Enclosure, Ballynalackan, Co. Clare
Co. Clare |
Enclosures
In the scrub-covered ground of Ballynalackan, in the Burren country of County Clare, a roughly circular earthwork is quietly disappearing.
It measures approximately 30 metres north to south and 26 metres east to west, defined by a low bank of stone and earth that, by the time anyone looked closely at it in 1998, had already been reduced to near-invisibility along its north-eastern arc and levelled almost entirely from the east around to the south-east. Later field walls, now themselves removed, had further confused the picture. What survives is partial, eroded, and hemmed in by scrub, with an elongated ridge to the south and higher rocky ground closing off the view to the east.
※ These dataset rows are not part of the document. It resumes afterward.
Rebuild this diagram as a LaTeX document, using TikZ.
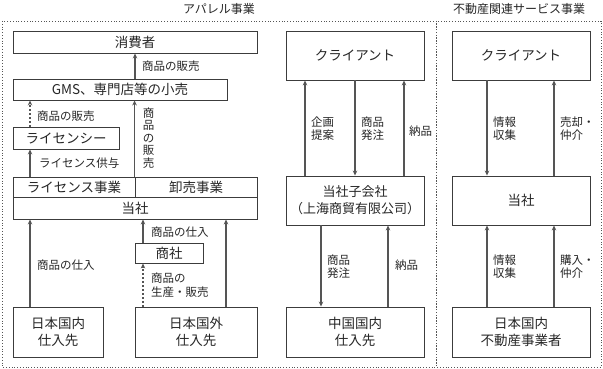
\documentclass[tikz,border=0pt]{standalone}
\usepackage{fontspec}
\setmainfont{Noto Sans CJK JP}
\usetikzlibrary{arrows.meta}
\definecolor{linegray}{HTML}{555555}
\definecolor{boxgray}{HTML}{3C3C3C}

\begin{document}
\begin{tikzpicture}[x=1pt, y=-1pt,
  box/.style={draw=boxgray, line width=0.9pt, inner sep=0pt, align=center,
    font=\fontsize{13.5}{17}\selectfont, text=black!85},
  lbl/.style={inner sep=0pt, align=left, font=\fontsize{11.5}{13.5}\selectfont, text=black!85},
  arr/.style={draw=linegray, line width=1.1pt, -{Stealth[length=5pt, width=4.5pt]}},
  dsh/.style={dash pattern=on 2pt off 2pt},
  frame/.style={draw=linegray, dotted, line width=0.8pt}]

\useasboundingbox (0,0) rectangle (603,369);

\draw[frame] (2,21) rectangle (436,367);
\draw[frame] (436,21) rectangle (601,367);
\node[lbl, font=\fontsize{12}{13}\selectfont] (tapparel) at (219,9) {アパレル事業};
\node[lbl, font=\fontsize{12}{13}\selectfont] (trealty) at (519,9) {不動産関連サービス事業};

\coordinate (xa) at (30,0);
\coordinate (xb) at (143,0);
\coordinate (xc) at (226,0);
\coordinate (xd) at (305,0);
\coordinate (xe) at (355,0);
\coordinate (xf) at (404,0);
\coordinate (xg) at (321,0);
\coordinate (xh) at (388,0);
\coordinate (xi) at (487,0);
\coordinate (xj) at (554,0);

\node[box, minimum width=244pt, minimum height=22pt] (consumer) at (135,42) {消費者};
\node[box, minimum width=214pt, minimum height=21pt] (gms) at (120,89.5) {GMS、専門店等の小売};
\node[box, minimum width=106pt, minimum height=22pt] (licensee) at (66,138) {ライセンシー};
\node[box, minimum width=122pt, minimum height=20pt] (licbiz) at (74,187) {ライセンス事業};
\node[box, minimum width=122pt, minimum height=20pt] (wholesale) at (196,187) {卸売事業};
\node[box, minimum width=244pt, minimum height=22pt] (tosha) at (135,208) {当社};
\node[box, minimum width=68pt, minimum height=20pt] (shosha) at (169,253) {商社};
\node[box, minimum width=90pt, minimum height=50pt] (jpdom) at (58,332) {日本国内\\仕入先};
\node[box, minimum width=122pt, minimum height=50pt] (jpfor) at (196,332) {日本国外\\仕入先};

\node[box, minimum width=138pt, minimum height=49pt] (client1) at (355,55.5) {クライアント};
\node[box, minimum width=138pt, minimum height=49pt, font=\fontsize{13}{17}\selectfont] (sub) at (355,200.5) {当社子会社\\（上海商貿有限公司）};
\node[box, minimum width=138pt, minimum height=50pt] (cn) at (355,332) {中国国内\\仕入先};

\node[box, minimum width=138pt, minimum height=49pt] (client2) at (521,55.5) {クライアント};
\node[box, minimum width=138pt, minimum height=49pt] (tosha2) at (521,200.5) {当社};
\node[box, minimum width=138pt, minimum height=50pt] (realty) at (521,332) {日本国内\\不動産事業者};

\draw[arr] (gms.north -| consumer.south) -- (consumer.south);
\draw[arr, dsh] (licensee.north -| xa) -- (gms.south -| xa);
\draw[arr] (wholesale.north west) -- (gms.south -| wholesale.north west);
\draw[arr] (licbiz.north -| xa) -- (licensee.south -| xa);
\draw[arr] (jpdom.north -| xa) -- (tosha.south -| xa);
\draw[arr] (shosha.north -| xb) -- (tosha.south -| xb);
\draw[arr, dsh] (jpfor.north -| xb) -- (shosha.south -| xb);
\draw[arr] (jpfor.north -| xc) -- (tosha.south -| xc);

\draw[arr] (sub.north -| xd) -- (client1.south -| xd);
\draw[arr] (client1.south -| xe) -- (sub.north -| xe);
\draw[arr] (sub.north -| xf) -- (client1.south -| xf);
\draw[arr] (sub.south -| xg) -- (cn.north -| xg);
\draw[arr] (cn.north -| xh) -- (sub.south -| xh);

\draw[arr] (client2.south -| xi) -- (tosha2.north -| xi);
\draw[arr] (tosha2.north -| xj) -- (client2.south -| xj);
\draw[arr] (realty.north -| xi) -- (tosha2.south -| xi);
\draw[arr] (realty.north -| xj) -- (tosha2.south -| xj);

\node[lbl, anchor=west] (sale1) at (142,66) {商品の販売};
\node[lbl, anchor=west] (sale2) at (37,116) {商品の販売};
\node[lbl, align=center, font=\fontsize{11.5}{12.5}\selectfont] (sale3) at (148.5,138) {商\\品\\の\\販\\売};
\node[lbl, anchor=west] (grant) at (39,163) {ライセンス供与};
\node[lbl, anchor=west] (buy1) at (37,265) {商品の仕入};
\node[lbl, anchor=west] (buy2) at (151,232) {商品の仕入};
\node[lbl, anchor=west] (make) at (151,285) {商品の\\生産・販売};

\node[lbl, anchor=west] (plan) at (311,128.5) {企画\\提案};
\node[lbl, anchor=west] (order1) at (361,128.5) {商品\\発注};
\node[lbl, anchor=west] (deliv1) at (409,131) {納品};
\node[lbl, anchor=west] (order2) at (327,266.5) {商品\\発注};
\node[lbl, anchor=west] (deliv2) at (395,265) {納品};

\node[lbl, anchor=west] (info1) at (493,128.5) {情報\\収集};
\node[lbl, anchor=west] (sell) at (560,128.5) {売却・\\仲介};
\node[lbl, anchor=west] (info2) at (493,266.5) {情報\\収集};
\node[lbl, anchor=west] (purch) at (560,266.5) {購入・\\仲介};
\end{tikzpicture}
\end{document}
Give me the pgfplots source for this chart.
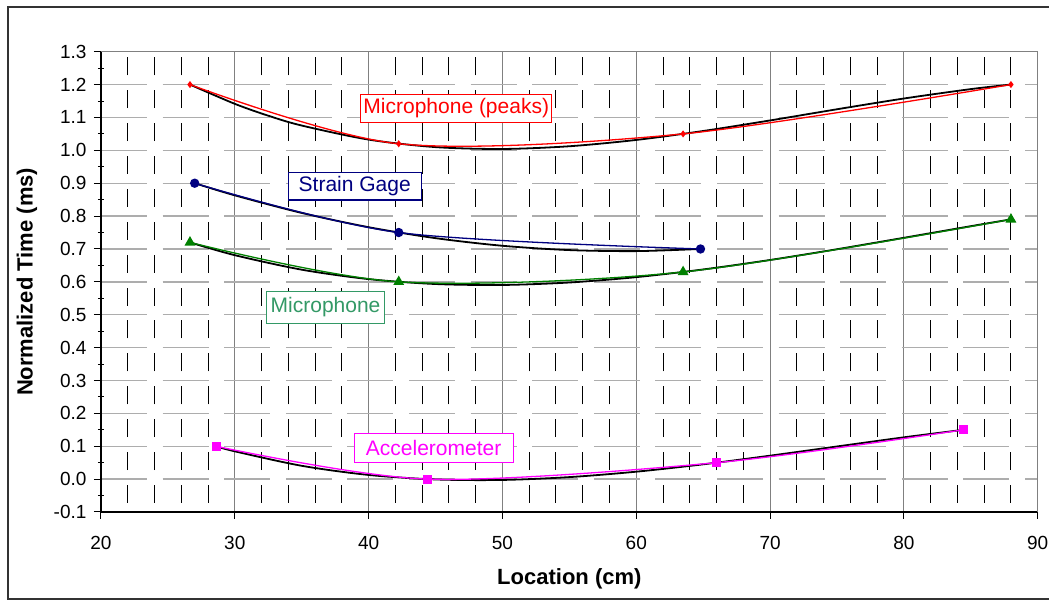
\documentclass[border=0pt]{standalone}
\usepackage{fontspec}
\setmainfont{Liberation Sans}
\usepackage{pgfplots}
\pgfplotsset{compat=1.18}

\definecolor{gridgray}{RGB}{192,192,192}
\definecolor{majgray}{RGB}{128,128,128}
\definecolor{xlred}{RGB}{255,0,0}
\definecolor{xlnavy}{RGB}{0,0,128}
\definecolor{xlgreen}{RGB}{0,128,0}
\definecolor{labgreen}{RGB}{51,153,102}
\definecolor{xlmag}{RGB}{255,0,255}

\begin{document}
\begin{tikzpicture}
\begin{axis}[
  scale only axis, width=936.7pt, height=460.3pt,
  xmin=20, xmax=90, ymin=-0.1, ymax=1.3,
  axis lines=left, axis line style={-, black, line width=1.2pt},
  xtick={20,30,40,50,60,70,80,90},
  ytick={-0.1,0,0.1,0.2,0.3,0.4,0.5,0.6,0.7,0.8,0.9,1.0,1.1,1.2,1.3},
  minor xtick={22,24,26,28,32,34,36,38,42,44,46,48,52,54,56,58,62,64,66,68,72,74,76,78,82,84,86,88},
  minor ytick={-0.05,0.05,0.15,0.25,0.35,0.45,0.55,0.65,0.75,0.85,0.95,1.05,1.15,1.25},
  xmajorgrids, xminorgrids, ymajorgrids,
  major x grid style={majgray, line width=1pt, solid},
  minor x grid style={black, line width=1pt, dash pattern=on 18pt off 14.9pt, dash phase=23.9pt},
  major y grid style={gridgray!90!black, line width=1.4pt, dash pattern=on 46pt off 15.6pt},
  tick align=outside,
  major tick length=7pt, minor tick length=6pt,
  tick style={black, line width=1pt},
  minor x tick style={draw=none},
  minor y tick style={xshift=3pt},
  /pgf/number format/assume math mode=true,
  tick label style={font=\fontsize{19}{19}\selectfont},
  xticklabel style={yshift=-14pt},
  yticklabel style={xshift=-4pt, /pgf/number format/fixed, /pgf/number format/fixed zerofill, /pgf/number format/precision=1},
  xlabel={Location (cm)},
  ylabel={Normalized Time (ms)},
  label style={font=\fontsize{22}{22}\selectfont\bfseries},
  xlabel style={at={(axis description cs:0.5,-0.1456)}, anchor=center},
  ylabel style={at={(axis description cs:-0.079,0.5)}, anchor=center},
  clip=false,
]
% trend lines (black)
\addplot[black, line width=1.8pt, smooth] coordinates {
  (26.65,1.2) (30,1.1414) (32.5,1.1053) (35,1.0754) (40,1.0326) (45,1.0098) (50,1.0041)
  (55,1.0124) (60,1.0316) (65,1.0588) (70,1.0909) (75,1.1249) (80,1.1576) (85,1.1862) (88,1.2)};
\addplot[black, line width=1.8pt, smooth] coordinates {
  (27,0.90) (30,0.8631) (35,0.8096) (40,0.7662) (45,0.7329) (50,0.7097) (55,0.6966) (60,0.6935) (64.8,0.70)};
\addplot[black, line width=1.8pt, smooth] coordinates {
  (26.65,0.72) (30,0.6811) (35,0.6370) (40,0.6083) (45,0.5934) (50,0.5905) (55,0.5980)
  (60,0.6143) (65,0.6377) (70,0.6665) (75,0.6992) (80,0.7340) (85,0.7693) (88,0.79)};
\addplot[black, line width=1.8pt, smooth] coordinates {
  (28.6,0.10) (30,0.0845) (35,0.0405) (40,0.0127) (45,-0.0010) (50,-0.0025) (55,0.0061)
  (60,0.0226) (65,0.0450) (70,0.0713) (75,0.0993) (80,0.1271) (84.45,0.15)};
% measured series
\addplot[xlred, line width=1.3pt, smooth, mark=diamond*, mark size=2.5pt, mark options={solid}] coordinates {
  (26.65,1.20) (42.25,1.02) (63.5,1.05) (88,1.20)};
\addplot[xlnavy, line width=1.3pt, smooth, mark=*, mark size=4pt] coordinates {
  (27.0,0.90) (42.25,0.75) (64.8,0.70)};
\addplot[xlgreen, line width=1.3pt, smooth, mark=triangle*, mark size=5pt] coordinates {
  (26.65,0.72) (42.25,0.60) (63.5,0.63) (88,0.79)};
\addplot[xlmag, line width=1.3pt, smooth, mark=square*, mark size=3.8pt] coordinates {
  (28.6,0.10) (44.4,0.00) (66.0,0.05) (84.45,0.15)};
% plot area border (top, right)
\draw[majgray, line width=1.2pt] (rel axis cs:0,1) -- (rel axis cs:1,1) -- (rel axis cs:1,0);
% series labels
\tikzset{lab/.style={fill=white, line width=1.2pt, inner sep=0pt, minimum height=28.5pt, font=\fontsize{21}{21}\selectfont}}
\node[lab, draw=xlred, text=xlred, minimum width=191pt] at (axis cs:46.55,1.1273) {Microphone (peaks)};
\node[lab, draw=xlnavy, text=xlnavy, minimum width=133pt, minimum height=27.3pt] at (axis cs:38.96,0.8906) {Strain Gage};
\node[lab, draw=labgreen, text=labgreen, minimum width=118pt, minimum height=31.6pt] at (axis cs:36.78,0.522) {Microphone};
\node[lab, draw=xlmag, text=xlmag, minimum width=159pt, minimum height=29.4pt] at (axis cs:44.86,0.0947) {Accelerometer};
\end{axis}
\pgfresetboundingbox
\useasboundingbox (-101pt,-89pt) rectangle (948pt,512pt);
\draw[black!80, line width=2pt] (-93pt,-87pt) rectangle (960pt,505pt);
\end{tikzpicture}
\end{document}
Enclosures of this general type, circular or near-circular banks that once defined a bounded space, are among the most common archaeological features in the Irish landscape, though their purposes varied considerably. Some were ringforts, the enclosed farmsteads of early medieval Ireland; others served as cattle pounds, burial grounds, or ceremonial spaces. The Ballynalackan example does not, on present evidence, resolve neatly into any one category. What can be said is that it was already recognised as a feature worth mapping by the time the Ordnance Survey produced its six-inch sheets in 1842, where it appears with hachuring, the fine radiating lines surveyors used to indicate a raised or banked earthwork. It was still considered notable enough to appear, at least partially, on the revised edition of 1915, though even then it was only partially indicated, suggesting the erosion now so visible had already been underway for some time.